Simon Brunning a écrit :
2008/8/26 ajak_yahoo <[EMAIL PROTECTED]>:
Need some help, I have a list of dictionary as below,

table = [{"Part #":"Washer","Po #":"AE00128","qty":100},
         {"Part #":"Brake Pad","Po #":"AE00154","qty":150},
         {"Part #":"Mesh","Po #":"AE00025","qty":320},
         {"Part #":"Mouse","Po #":"AE00207","qty":120},
         {"Part #":"Insulator","Po #":"AE0013","qty":190}]

How to manipulate the table?

I need to search for the Po #, and display the result as below.


Part # : Mouse
Po #   : AE00207
Qty    : 120 pcs

Well, that's a really bad data structure for what you want to do, but
you can do it with something like (untested):

wanted = 'AE00207'

for part in table:
    if part['Po #'] == wanted:
        print "Part #:\t%(Part #)s\nPo #:\t%(Po #)s\nQty #:\t%(qty)s" % part


Which will not be very efficient if you happen to have lot of items in your list and or a lot of searches to do.

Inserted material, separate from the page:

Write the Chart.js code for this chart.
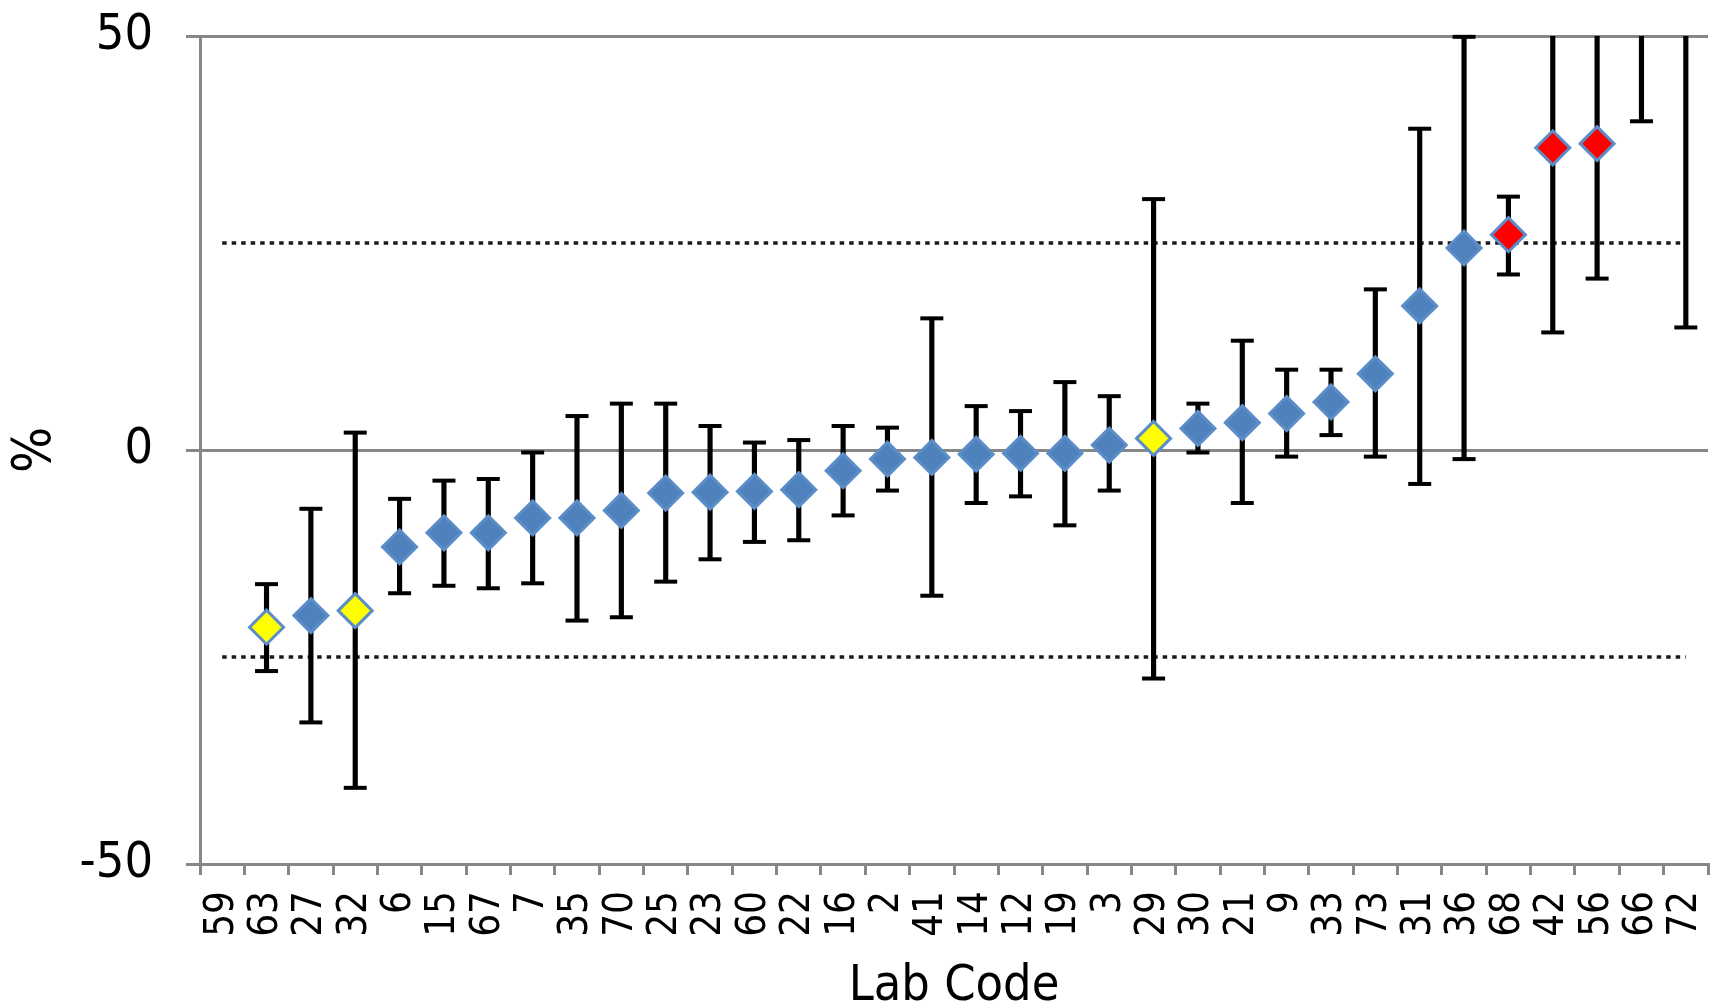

The next solution is to maintain an index, ie:

def make_index(table, key):
    index = {}
    for record in enumerate(table):
        index.setdefault(record[key], []).append(record)
    return index

po_index = make_index(table, "Po #")
results = po_index.get('AE00207', None)


But this won't scale up if you have millions of records. So the next next solution is to use a true database - either a RDBMS, or an embedded one like SQLite.